4. Pheasants & Turkeys: Thermal Security

In the Dakotas and Iowa, winter survival is dictated by wind protection.

  • Pheasant SAFE Designs: Ideal winter cover requires "blocky" habitat. If you are planting shelterbelts, aim for at least 9 rows of trees/shrubs. Shrubs on the windward side catch snow; conifers on the leeward side provide the "living room".

  • Cattail Restoration: If you have wetlands, do not burn or mow cattails in winter. They remain erect during blizzards and provide the best thermal insulation available for pheasants.

  • Turkey Roosting: Preserve mature, open-branched hardwoods on south and east-facing slopes. These catch the first morning sun and shield birds from northwest winter winds.



5. Tactical Spring Prep (The Winter To-Do List)

  • Frost Seeding: In late winter (February/March), broadcast Imperial Whitetail Clover or Chicory onto thin snow or honeycombed frozen ground . The freeze-thaw cycle will pull the seed into the soil for early spring germination .

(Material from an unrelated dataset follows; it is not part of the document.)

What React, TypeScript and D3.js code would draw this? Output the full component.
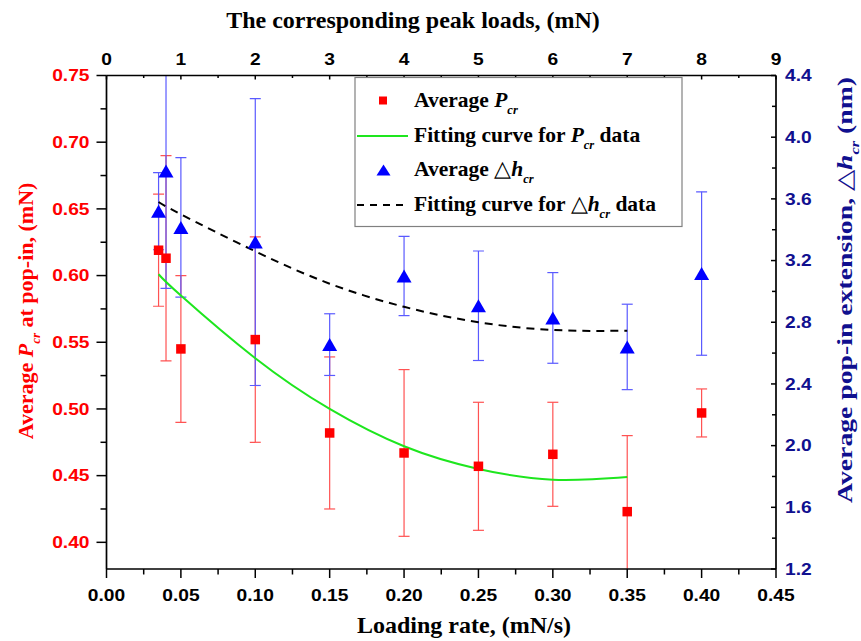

  • Plan Your Screens: While the leaves are off, look at your "mile out" view. Can you see your neighbor’s house or road from your stand? Plan to plant Imperial Whitetail Conceal or Switchgrass (like RC Big Rock) in the spring to create 10-15 foot visual barriers.

  • Soil Testing: As soon as the ground can be probed, take soil samples. Success in the Lake States often requires adjusting pH with lime well before you plant perennials.



The Bottom Line: High-end habitat management is about providing the resource that is rarest in the "mile out" landscape. Use this winter to find the gap, fix the cover, and ensure your property is the local sanctuary when the snow flies.